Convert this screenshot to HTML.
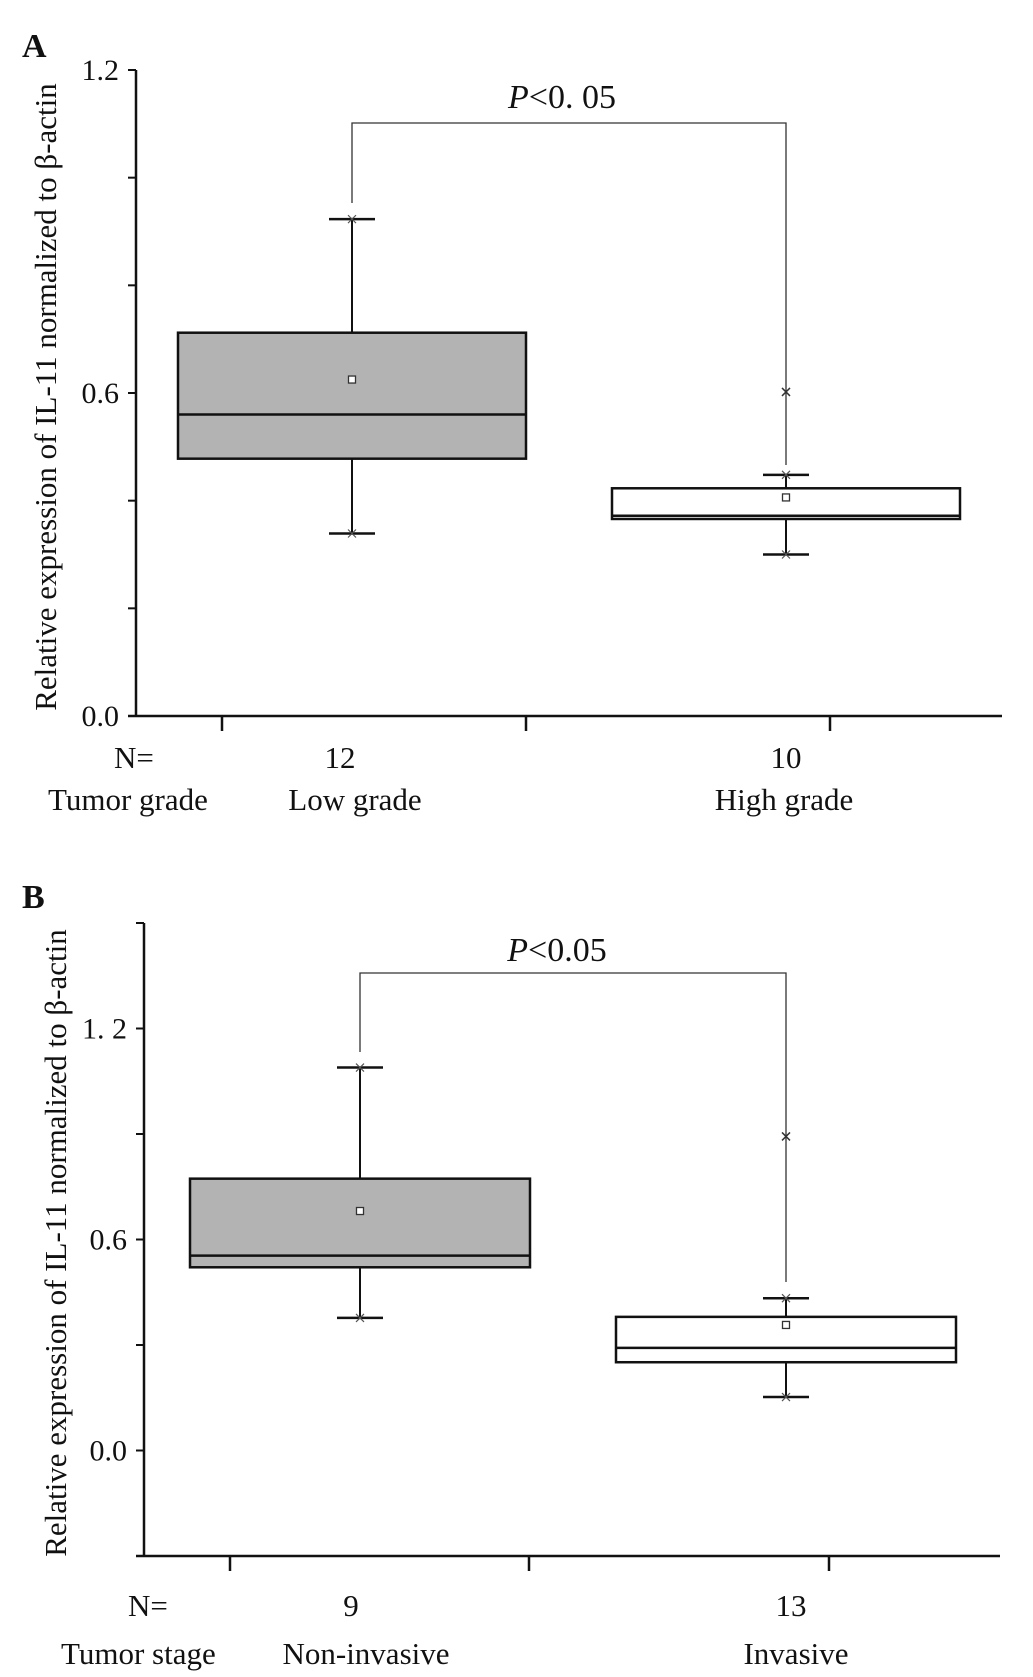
<!DOCTYPE html>
<html><head><meta charset="utf-8"><style>
html,body{margin:0;padding:0;background:#fff}
svg{display:block}
text{font-family:"Liberation Serif",serif;fill:#111}
</style></head><body>
<svg id="chart" width="1033" height="1677" viewBox="0 0 1033 1677" xmlns="http://www.w3.org/2000/svg"></svg>
<script>
// Panel A data
const catsA = ["Low grade","High grade"];
const nA = ["12","10"];
const q1A = [0.478,0.366], medA = [0.560,0.372], q3A = [0.712,0.423];
const meanA = [0.625,0.406], wLoA = [0.339,0.300], wHiA = [0.923,0.448];
const outA = [null,0.602];
const tickLabelsA = ["0.0","0.6","1.2"], tickValsA = [0,0.6,1.2];
// Panel B data
const catsB = ["Non-invasive","Invasive"];
const nB = ["9","13"];
const q1B = [0.521,0.251], medB = [0.554,0.292], q3B = [0.773,0.380];
const meanB = [0.681,0.357], wLoB = [0.377,0.152], wHiB = [1.089,0.433];
const outB = [null,0.893];
const tickLabelsB = ["0.0","0.6","1. 2"], tickValsB = [0,0.6,1.2];

const svg = document.getElementById('chart');
const NS = 'http://www.w3.org/2000/svg';
function mk(tag, attrs, parent){const e=document.createElementNS(NS,tag);for(const k in attrs)e.setAttribute(k,attrs[k]);(parent||svg).appendChild(e);return e;}

function panel(cfg){
  const g = mk('g',{});
  
  
  const y = v => cfg.y0 + (v - cfg.vmin)/(cfg.vmax - cfg.vmin)*(cfg.y1 - cfg.y0);
  const ya = mk('line',{x1:cfg.ax,y1:cfg.y1,x2:cfg.ax,y2:cfg.y0,stroke:'#111','stroke-width':2.5},g);
  
  
  const xa = mk('line',{x1:cfg.ax-8,y1:cfg.y0,x2:cfg.axEnd,y2:cfg.y0,stroke:'#111','stroke-width':2.5},g);
  
  
  for(let v=cfg.vmin; v<=cfg.vmax+1e-6; v+=cfg.minor){
    const t = mk('line',{x1:cfg.ax-8,y1:y(v),x2:cfg.ax,y2:y(v),stroke:'#111','stroke-width':2},g);
    
    
  }
  cfg.tickVals.forEach((v,i)=>{
    const t = mk('text',{x:cfg.ax-17,y:y(v)+10,'text-anchor':'end','font-size':30},g);
    t.textContent = cfg.tickLabels[i];
    
    
  });
  cfg.xticks.forEach(x=>{
    const t = mk('line',{x1:x,y1:cfg.y0,x2:x,y2:cfg.y0+15,stroke:'#111','stroke-width':2.5},g);
    
    
  });
  cfg.cats.forEach((c,i)=>{
    const cx = cfg.cx[i], hw = cfg.hw, cap = 23;
    const wl = mk('line',{x1:cx,y1:y(cfg.wLo[i]),x2:cx,y2:y(cfg.wHi[i]),stroke:'#111','stroke-width':2},g);
    
    
    [cfg.wLo[i],cfg.wHi[i]].forEach(v=>{
      const cl = mk('line',{x1:cx-cap,y1:y(v),x2:cx+cap,y2:y(v),stroke:'#111','stroke-width':2.5},g);
      
      
      const m1 = mk('path',{d:`M${cx-4},${y(v)-4}L${cx+4},${y(v)+4}M${cx-4},${y(v)+4}L${cx+4},${y(v)-4}`,stroke:'#555','stroke-width':1.2},g);
      
      
    });
    const b = mk('rect',{x:cx-hw,y:y(cfg.q3[i]),width:2*hw,height:y(cfg.q1[i])-y(cfg.q3[i]),fill:i===0?'#b3b3b3':'#fff',stroke:'#111','stroke-width':2.5},g);
    
    
    const md = mk('line',{x1:cx-hw,y1:y(cfg.med[i]),x2:cx+hw,y2:y(cfg.med[i]),stroke:'#111','stroke-width':2.5},g);
    
    
    const mn = mk('rect',{x:cx-3.5,y:y(cfg.mean[i])-3.5,width:7,height:7,fill:'#fff',stroke:'#333','stroke-width':1.3},g);
    
    
    if(cfg.out[i]!==null){
      const v=cfg.out[i];
      const o = mk('path',{d:`M${cx-4},${y(v)-4}L${cx+4},${y(v)+4}M${cx-4},${y(v)+4}L${cx+4},${y(v)-4}`,stroke:'#333','stroke-width':1.5},g);
      
      
    }
    const nt = mk('text',{x:cfg.nx[i],y:cfg.nY,'text-anchor':'middle','font-size':31},g);
    nt.textContent = cfg.n[i];
    
    
    const ct = mk('text',{x:cfg.catX[i],y:cfg.catY,'text-anchor':'middle','font-size':31},g);
    ct.textContent = c;
    
    
  });
  const br = mk('path',{d:`M${cfg.cx[0]},${cfg.brL}V${cfg.brY}H${cfg.cx[1]}V${cfg.brR}`,fill:'none',stroke:'#333','stroke-width':1.3},g);
  
  
  const pt = mk('text',{x:cfg.pX,y:cfg.pY,'text-anchor':'middle','font-size':34},g);
  pt.innerHTML = '<tspan font-style="italic">P</tspan>'+cfg.pText;
  
  
  const nl = mk('text',{x:cfg.nEqX,y:cfg.nY,'font-size':31},g);
  nl.textContent='N=';
  
  
  const gl = mk('text',{x:cfg.grpX,y:cfg.catY,'font-size':31},g);
  gl.textContent=cfg.grp;
  
  
  const pl = mk('text',{x:22,y:cfg.letterY,'font-size':34,'font-weight':'bold'},g);
  pl.textContent=cfg.letter;
  
  
  const yl = mk('text',{x:0,y:0,'text-anchor':'middle','font-size':31,transform:`translate(${cfg.ylX},${cfg.ylY}) rotate(-90)`},g);
  yl.textContent='Relative expression of IL-11 normalized to \u03b2-actin';
  
  
}

panel({name:'panel-a',letter:'A',letterY:57,vmin:0,vmax:1.2,y0:716,y1:70,minor:0.2,ax:136,axEnd:1002,
  tickVals:tickValsA,tickLabels:tickLabelsA,xticks:[222,526,830],cats:catsA,cx:[352,786],hw:174,
  q1:q1A,med:medA,q3:q3A,mean:meanA,wLo:wLoA,wHi:wHiA,out:outA,n:nA,nx:[340,786],nY:768,
  catX:[355,784],catY:810,brY:123,brL:203,brR:465,pX:562,pY:108,pText:'&lt;0. 05',nEqX:114,grpX:48,
  grp:'Tumor grade',ylX:56,ylY:397});
panel({name:'panel-b',letter:'B',letterY:908,vmin:-0.3,vmax:1.5,y0:1556,y1:923,minor:0.3,ax:144,axEnd:1000,
  tickVals:tickValsB,tickLabels:tickLabelsB,xticks:[230,529,829],cats:catsB,cx:[360,786],hw:170,
  q1:q1B,med:medB,q3:q3B,mean:meanB,wLo:wLoB,wHi:wHiB,out:outB,n:nB,nx:[351,791],nY:1616,
  catX:[366,796],catY:1664,brY:973,brL:1052,brR:1282,pX:557,pY:961,pText:'&lt;0.05',nEqX:128,grpX:61,
  grp:'Tumor stage',ylX:66,ylY:1243});
</script>
</body></html>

# # #

» **What the exercise asks**
Without including any picture, repeat the data exactly.

» **Expected answer**
Convert this screenshot to HTML.
<!DOCTYPE html>
<html><head><meta charset="utf-8"><style>
html,body{margin:0;padding:0;background:#fff}
svg{display:block}
text{font-family:"Liberation Serif",serif;fill:#111}
</style></head><body>
<svg id="chart" width="1033" height="1677" viewBox="0 0 1033 1677" xmlns="http://www.w3.org/2000/svg"></svg>
<script>
// Panel A data
const catsA = ["Low grade","High grade"];
const nA = ["12","10"];
const q1A = [0.478,0.366], medA = [0.560,0.372], q3A = [0.712,0.423];
const meanA = [0.625,0.406], wLoA = [0.339,0.300], wHiA = [0.923,0.448];
const outA = [null,0.602];
const tickLabelsA = ["0.0","0.6","1.2"], tickValsA = [0,0.6,1.2];
// Panel B data
const catsB = ["Non-invasive","Invasive"];
const nB = ["9","13"];
const q1B = [0.521,0.251], medB = [0.554,0.292], q3B = [0.773,0.380];
const meanB = [0.681,0.357], wLoB = [0.377,0.152], wHiB = [1.089,0.433];
const outB = [null,0.893];
const tickLabelsB = ["0.0","0.6","1. 2"], tickValsB = [0,0.6,1.2];

const svg = document.getElementById('chart');
const NS = 'http://www.w3.org/2000/svg';
function mk(tag, attrs, parent){const e=document.createElementNS(NS,tag);for(const k in attrs)e.setAttribute(k,attrs[k]);(parent||svg).appendChild(e);return e;}

function panel(cfg){
  const g = mk('g',{});
  
  
  const y = v => cfg.y0 + (v - cfg.vmin)/(cfg.vmax - cfg.vmin)*(cfg.y1 - cfg.y0);
  const ya = mk('line',{x1:cfg.ax,y1:cfg.y1,x2:cfg.ax,y2:cfg.y0,stroke:'#111','stroke-width':2.5},g);
  
  
  const xa = mk('line',{x1:cfg.ax-8,y1:cfg.y0,x2:cfg.axEnd,y2:cfg.y0,stroke:'#111','stroke-width':2.5},g);
  
  
  for(let v=cfg.vmin; v<=cfg.vmax+1e-6; v+=cfg.minor){
    const t = mk('line',{x1:cfg.ax-8,y1:y(v),x2:cfg.ax,y2:y(v),stroke:'#111','stroke-width':2},g);
    
    
  }
  cfg.tickVals.forEach((v,i)=>{
    const t = mk('text',{x:cfg.ax-17,y:y(v)+10,'text-anchor':'end','font-size':30},g);
    t.textContent = cfg.tickLabels[i];
    
    
  });
  cfg.xticks.forEach(x=>{
    const t = mk('line',{x1:x,y1:cfg.y0,x2:x,y2:cfg.y0+15,stroke:'#111','stroke-width':2.5},g);
    
    
  });
  cfg.cats.forEach((c,i)=>{
    const cx = cfg.cx[i], hw = cfg.hw, cap = 23;
    const wl = mk('line',{x1:cx,y1:y(cfg.wLo[i]),x2:cx,y2:y(cfg.wHi[i]),stroke:'#111','stroke-width':2},g);
    
    
    [cfg.wLo[i],cfg.wHi[i]].forEach(v=>{
      const cl = mk('line',{x1:cx-cap,y1:y(v),x2:cx+cap,y2:y(v),stroke:'#111','stroke-width':2.5},g);
      
      
      const m1 = mk('path',{d:`M${cx-4},${y(v)-4}L${cx+4},${y(v)+4}M${cx-4},${y(v)+4}L${cx+4},${y(v)-4}`,stroke:'#555','stroke-width':1.2},g);
      
      
    });
    const b = mk('rect',{x:cx-hw,y:y(cfg.q3[i]),width:2*hw,height:y(cfg.q1[i])-y(cfg.q3[i]),fill:i===0?'#b3b3b3':'#fff',stroke:'#111','stroke-width':2.5},g);
    
    
    const md = mk('line',{x1:cx-hw,y1:y(cfg.med[i]),x2:cx+hw,y2:y(cfg.med[i]),stroke:'#111','stroke-width':2.5},g);
    
    
    const mn = mk('rect',{x:cx-3.5,y:y(cfg.mean[i])-3.5,width:7,height:7,fill:'#fff',stroke:'#333','stroke-width':1.3},g);
    
    
    if(cfg.out[i]!==null){
      const v=cfg.out[i];
      const o = mk('path',{d:`M${cx-4},${y(v)-4}L${cx+4},${y(v)+4}M${cx-4},${y(v)+4}L${cx+4},${y(v)-4}`,stroke:'#333','stroke-width':1.5},g);
      
      
    }
    const nt = mk('text',{x:cfg.nx[i],y:cfg.nY,'text-anchor':'middle','font-size':31},g);
    nt.textContent = cfg.n[i];
    
    
    const ct = mk('text',{x:cfg.catX[i],y:cfg.catY,'text-anchor':'middle','font-size':31},g);
    ct.textContent = c;
    
    
  });
  const br = mk('path',{d:`M${cfg.cx[0]},${cfg.brL}V${cfg.brY}H${cfg.cx[1]}V${cfg.brR}`,fill:'none',stroke:'#333','stroke-width':1.3},g);
  
  
  const pt = mk('text',{x:cfg.pX,y:cfg.pY,'text-anchor':'middle','font-size':34},g);
  pt.innerHTML = '<tspan font-style="italic">P</tspan>'+cfg.pText;
  
  
  const nl = mk('text',{x:cfg.nEqX,y:cfg.nY,'font-size':31},g);
  nl.textContent='N=';
  
  
  const gl = mk('text',{x:cfg.grpX,y:cfg.catY,'font-size':31},g);
  gl.textContent=cfg.grp;
  
  
  const pl = mk('text',{x:22,y:cfg.letterY,'font-size':34,'font-weight':'bold'},g);
  pl.textContent=cfg.letter;
  
  
  const yl = mk('text',{x:0,y:0,'text-anchor':'middle','font-size':31,transform:`translate(${cfg.ylX},${cfg.ylY}) rotate(-90)`},g);
  yl.textContent='Relative expression of IL-11 normalized to \u03b2-actin';
  
  
}

panel({name:'panel-a',letter:'A',letterY:57,vmin:0,vmax:1.2,y0:716,y1:70,minor:0.2,ax:136,axEnd:1002,
  tickVals:tickValsA,tickLabels:tickLabelsA,xticks:[222,526,830],cats:catsA,cx:[352,786],hw:174,
  q1:q1A,med:medA,q3:q3A,mean:meanA,wLo:wLoA,wHi:wHiA,out:outA,n:nA,nx:[340,786],nY:768,
  catX:[355,784],catY:810,brY:123,brL:203,brR:465,pX:562,pY:108,pText:'&lt;0. 05',nEqX:114,grpX:48,
  grp:'Tumor grade',ylX:56,ylY:397});
panel({name:'panel-b',letter:'B',letterY:908,vmin:-0.3,vmax:1.5,y0:1556,y1:923,minor:0.3,ax:144,axEnd:1000,
  tickVals:tickValsB,tickLabels:tickLabelsB,xticks:[230,529,829],cats:catsB,cx:[360,786],hw:170,
  q1:q1B,med:medB,q3:q3B,mean:meanB,wLo:wLoB,wHi:wHiB,out:outB,n:nB,nx:[351,791],nY:1616,
  catX:[366,796],catY:1664,brY:973,brL:1052,brR:1282,pX:557,pY:961,pText:'&lt;0.05',nEqX:128,grpX:61,
  grp:'Tumor stage',ylX:66,ylY:1243});
</script>
</body></html>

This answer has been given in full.